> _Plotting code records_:
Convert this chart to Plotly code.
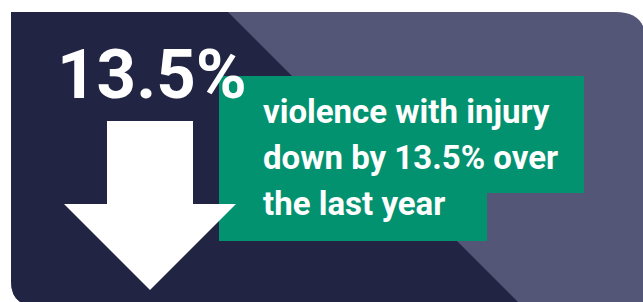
import plotly.graph_objects as go

# ---- content ----
change_pct = 13.5
headline = [f"{change_pct}%"]
message_lines = ["violence with injury", f"down by {change_pct}% over", "the last year"]

# ---- colours ----
NAVY = "#212443"
SLATE = "#535677"
GREEN = "#039270"
WHITE = "#ffffff"

W, H = 643, 302

fig = go.Figure()

shapes = [
    # light slate panel (full)
    dict(type="path", path="M11,12 L616,12 Q646,12 646,42 L646,306 L36,306 Q11,306 11,281 Z",
         fillcolor=SLATE, line=dict(width=0), layer="below"),
    # dark navy part with 45-degree diagonal
    dict(type="path", path="M11,12 L228,12 L522,306 L36,306 Q11,306 11,281 Z",
         fillcolor=NAVY, line=dict(width=0), layer="below"),
    # green stepped box
    dict(type="path", path="M219,76 L584,76 L584,193 L487,193 L487,241 L219,241 Z",
         fillcolor=GREEN, line=dict(width=0), layer="below"),
    # white down arrow
    dict(type="path", path="M107,121 L193,121 L193,204 L236,204 L150,290 L64,204 L107,204 Z",
         fillcolor=WHITE, line=dict(width=0), layer="below"),
]

annotations = [
    dict(x=55, y=74, xref="x", yref="y", text=f"<b>{headline[0]}</b>", showarrow=False,
         xanchor="left", yanchor="middle",
         font=dict(family="Roboto", size=69, color=WHITE, weight=700)),
]
line_y = [111, 157, 203]
for txt, yy in zip(message_lines, line_y):
    annotations.append(dict(x=261, y=yy, xref="x", yref="y", text=f"<b>{txt}</b>",
                            showarrow=False, xanchor="left", yanchor="middle",
                            font=dict(family="Roboto", size=33, color=WHITE, weight=700)))

fig.update_layout(
    width=W, height=H,
    margin=dict(l=0, r=0, t=0, b=0),
    paper_bgcolor=WHITE, plot_bgcolor=WHITE,
    xaxis=dict(range=[0, W], visible=False, fixedrange=True),
    yaxis=dict(range=[H, 0], visible=False, fixedrange=True),
    shapes=shapes, annotations=annotations, showlegend=False,
)

fig.write_html("out.html", config={"displayModeBar": False},
               post_script="document.body.style.margin='0';")
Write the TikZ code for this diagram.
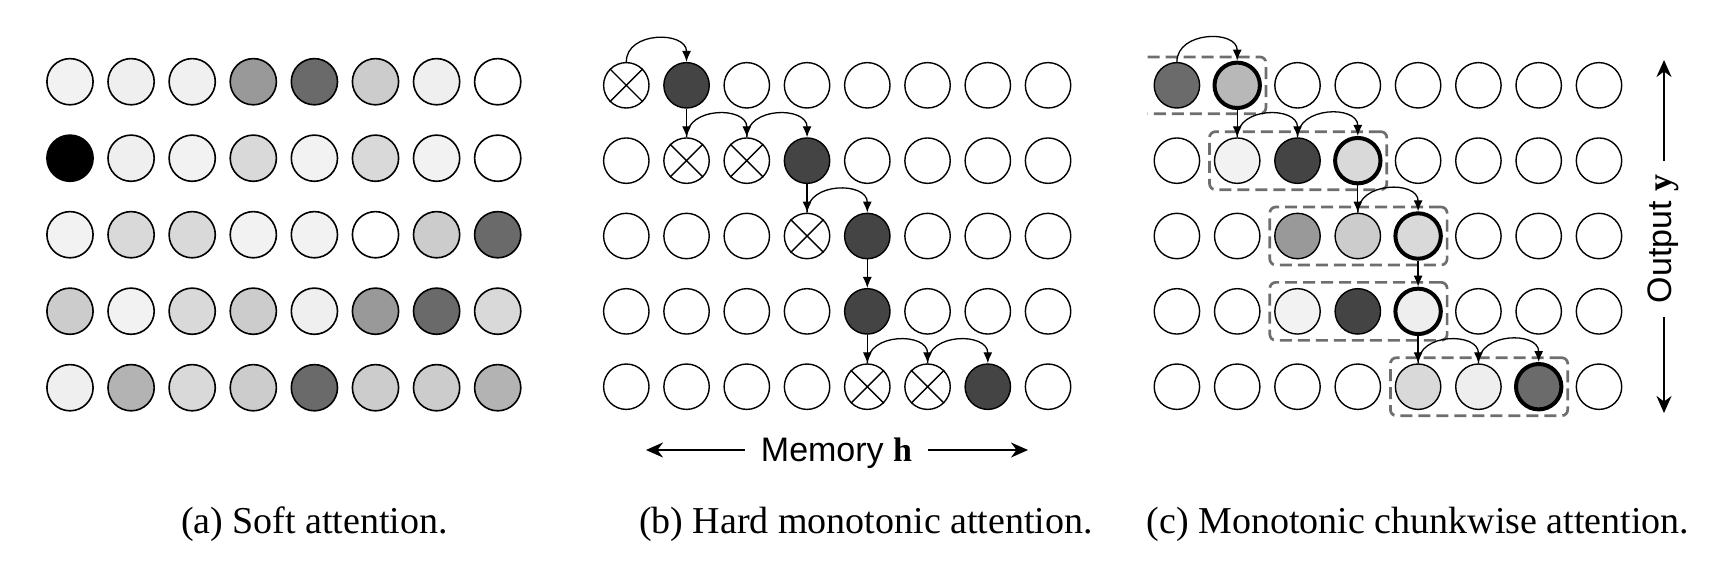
\documentclass[tikz,border=0pt]{standalone}
\usepackage[no-math]{fontspec}
\setmainfont{Liberation Serif}
\newfontfamily\helv{Liberation Sans}
\usetikzlibrary{arrows.meta,fit,calc}
\definecolor{boxgray}{HTML}{6E6E6E}
\begin{document}
\begin{tikzpicture}[x=1pt, y=-1pt,
  dot/.style={circle, draw=black, line width=1.4pt, inner sep=0pt, minimum size=45.4pt, fill=white},
  adot/.style={dot, minimum size=46.2pt, line width=1.6pt},
  arr/.style={line width=1.3pt, -{Latex[length=11pt, width=9pt]}},
  bigarr/.style={line width=2pt, -{Stealth[length=17pt, width=15pt]}},
  chunk/.style={draw=boxgray, line width=2.7pt, dash pattern=on 12pt off 6pt, rounded corners=6pt},
  lbl/.style={font=\helv\fontsize{34}{40}\selectfont},
  captext/.style={font=\fontsize{38}{46}\selectfont, anchor=base},
]
\useasboundingbox (0,0) rectangle (1734,566);

% ---------- (a) soft attention ----------
\foreach \row [count=\j] in {
 {F2F2F2,EFEFEF,F0F0F0,999999,6A6A6A,CCCCCC,EFEFEF,FFFFFF},
 {000000,EFEFEF,F2F2F2,D9D9D9,F2F2F2,D9D9D9,F2F2F2,FFFFFF},
 {F2F2F2,D9D9D9,D9D9D9,F2F2F2,F2F2F2,FFFFFF,CCCCCC,6A6A6A},
 {CCCCCC,F2F2F2,D9D9D9,CCCCCC,EFEFEF,999999,6A6A6A,D9D9D9},
 {EFEFEF,B3B3B3,D9D9D9,CCCCCC,6A6A6A,CCCCCC,CCCCCC,B3B3B3}}
 \foreach \c [count=\i] in \row {
   \definecolor{cur}{HTML}{\c}
   \node[adot, fill=cur] (a-\j-\i) at ({70+61.1*(\i-1)},{81.7+76.5*(\j-1)}) {};
 }

% ---------- (b) hard monotonic attention ----------
\foreach \row [count=\j] in {
 {FFFFFF,444444,FFFFFF,FFFFFF,FFFFFF,FFFFFF,FFFFFF,FFFFFF},
 {FFFFFF,FFFFFF,FFFFFF,444444,FFFFFF,FFFFFF,FFFFFF,FFFFFF},
 {FFFFFF,FFFFFF,FFFFFF,FFFFFF,444444,FFFFFF,FFFFFF,FFFFFF},
 {FFFFFF,FFFFFF,FFFFFF,FFFFFF,444444,FFFFFF,FFFFFF,FFFFFF},
 {FFFFFF,FFFFFF,FFFFFF,FFFFFF,FFFFFF,FFFFFF,444444,FFFFFF}}
 \foreach \c [count=\i] in \row {
   \definecolor{cur}{HTML}{\c}
   \node[dot, fill=cur] (b-\j-\i) at ({626.3+60.25*(\i-1)},{85.3+75.35*(\j-1)}) {};
 }
\foreach \n in {b-1-1,b-2-2,b-2-3,b-3-4,b-5-5,b-5-6}
  \draw[line width=1.4pt] (\n.45) -- (\n.225) (\n.135) -- (\n.315);

\draw[arr] (b-1-1.north) .. controls +(0,-31) and +(0,-31) .. (b-1-2.north);
\draw[arr] (b-1-2.south) -- (b-2-2.north);
\draw[arr] (b-2-2.north) .. controls +(0,-31) and +(0,-31) .. (b-2-3.north);
\draw[arr] (b-2-3.north) .. controls +(0,-31) and +(0,-31) .. (b-2-4.north);
\draw[arr] (b-2-4.south) -- (b-3-4.north);
\draw[arr] (b-3-4.north) .. controls +(0,-31) and +(0,-31) .. (b-3-5.north);
\draw[arr] (b-3-5.south) -- (b-4-5.north);
\draw[arr] (b-4-5.south) -- (b-5-5.north);
\draw[arr] (b-5-5.north) .. controls +(0,-31) and +(0,-31) .. (b-5-6.north);
\draw[arr] (b-5-6.north) .. controls +(0,-31) and +(0,-31) .. (b-5-7.north);

\node[lbl, anchor=base, inner xsep=16pt] (mem) at (836.5,461) {Memory {\rmfamily\bfseries h}};
\coordinate (mL) at (646,450);
\coordinate (mR) at (1028,450);
\draw[bigarr] (mem.west |- mL) -- (mL);
\draw[bigarr] (mem.east |- mR) -- (mR);

% ---------- (c) monotonic chunkwise attention ----------
\foreach \row [count=\j] in {
 {6B6B6B/1.4,B8B8B8/4,FFFFFF/1.4,FFFFFF/1.4,FFFFFF/1.4,FFFFFF/1.4,FFFFFF/1.4,FFFFFF/1.4},
 {FFFFFF/1.4,F2F2F2/1.4,444444/1.4,D9D9D9/4,FFFFFF/1.4,FFFFFF/1.4,FFFFFF/1.4,FFFFFF/1.4},
 {FFFFFF/1.4,FFFFFF/1.4,999999/1.4,CCCCCC/1.4,D9D9D9/4,FFFFFF/1.4,FFFFFF/1.4,FFFFFF/1.4},
 {FFFFFF/1.4,FFFFFF/1.4,F2F2F2/1.4,444444/1.4,EEEEEE/4,FFFFFF/1.4,FFFFFF/1.4,FFFFFF/1.4},
 {FFFFFF/1.4,FFFFFF/1.4,FFFFFF/1.4,FFFFFF/1.4,D9D9D9/1.4,EEEEEE/1.4,6B6B6B/4,FFFFFF/1.4}}
 \foreach \c/\w [count=\i] in \row {
   \definecolor{cur}{HTML}{\c}
   \node[dot, fill=cur, line width=\w pt] (c-\j-\i) at ({1176.9+60.3*(\i-1)},{85.3+75.35*(\j-1)}) {};
 }

\draw[chunk] ($(c-1-1.west |- c-1-1.north)+(-6,-5)$) -- ($(c-1-2.east |- c-1-1.north)+(4,-5)$)
  -- ($(c-1-2.east |- c-1-1.south)+(4,5)$) -- ($(c-1-1.west |- c-1-1.south)+(-6,5)$);
\node[chunk, fit=(c-2-2)(c-2-4), inner sep=4.3pt] (k2) {};
\node[chunk, fit=(c-3-3)(c-3-5), inner sep=4.3pt] (k3) {};
\node[chunk, fit=(c-4-3)(c-4-5), inner sep=4.3pt] (k4) {};
\node[chunk, fit=(c-5-5)(c-5-7), inner sep=4.3pt] (k5) {};

\draw[arr] (c-1-1.north) .. controls +(0,-31) and +(0,-31) .. (c-1-2.north);
\draw[arr] (c-1-2.south) -- (c-2-2.north);
\draw[arr] (c-2-2.north) .. controls +(0,-31) and +(0,-31) .. (c-2-3.north);
\draw[arr] (c-2-3.north) .. controls +(0,-31) and +(0,-31) .. (c-2-4.north);
\draw[arr] (c-2-4.south) -- (c-3-4.north);
\draw[arr] (c-3-4.north) .. controls +(0,-31) and +(0,-31) .. (c-3-5.north);
\draw[arr] (c-3-5.south) -- (c-4-5.north);
\draw[arr] (c-4-5.south) -- (c-5-5.north);
\draw[arr] (c-5-5.north) .. controls +(0,-31) and +(0,-31) .. (c-5-6.north);
\draw[arr] (c-5-6.north) .. controls +(0,-31) and +(0,-31) .. (c-5-7.north);

\node[lbl, rotate=90, anchor=base, inner xsep=14pt] (out) at (1671,239) {Output {\rmfamily\bfseries y}};
\coordinate (oT) at (1664,60);
\coordinate (oB) at (1664,413);
\draw[bigarr] (out.east -| oT) -- (oT);
\draw[bigarr] (out.west -| oB) -- (oB);

% ---------- captions ----------
\node[captext] (capa) at (314.5,533) {(a) Soft attention.};
\node[captext] (capb) at (866,533) {(b) Hard monotonic attention.};
\node[captext] (capc) at (1418,533) {(c) Monotonic chunkwise attention.};
\end{tikzpicture}
\end{document}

> _Problem to solve_:
Write out exactly the lines between the start of the data and the line with "fig = go.Figure()", including both, but none of the pictures.

> _Written reply_:
Convert this chart to Plotly code.
import plotly.graph_objects as go

# ---- content ----
change_pct = 13.5
headline = [f"{change_pct}%"]
message_lines = ["violence with injury", f"down by {change_pct}% over", "the last year"]

# ---- colours ----
NAVY = "#212443"
SLATE = "#535677"
GREEN = "#039270"
WHITE = "#ffffff"

W, H = 643, 302

fig = go.Figure()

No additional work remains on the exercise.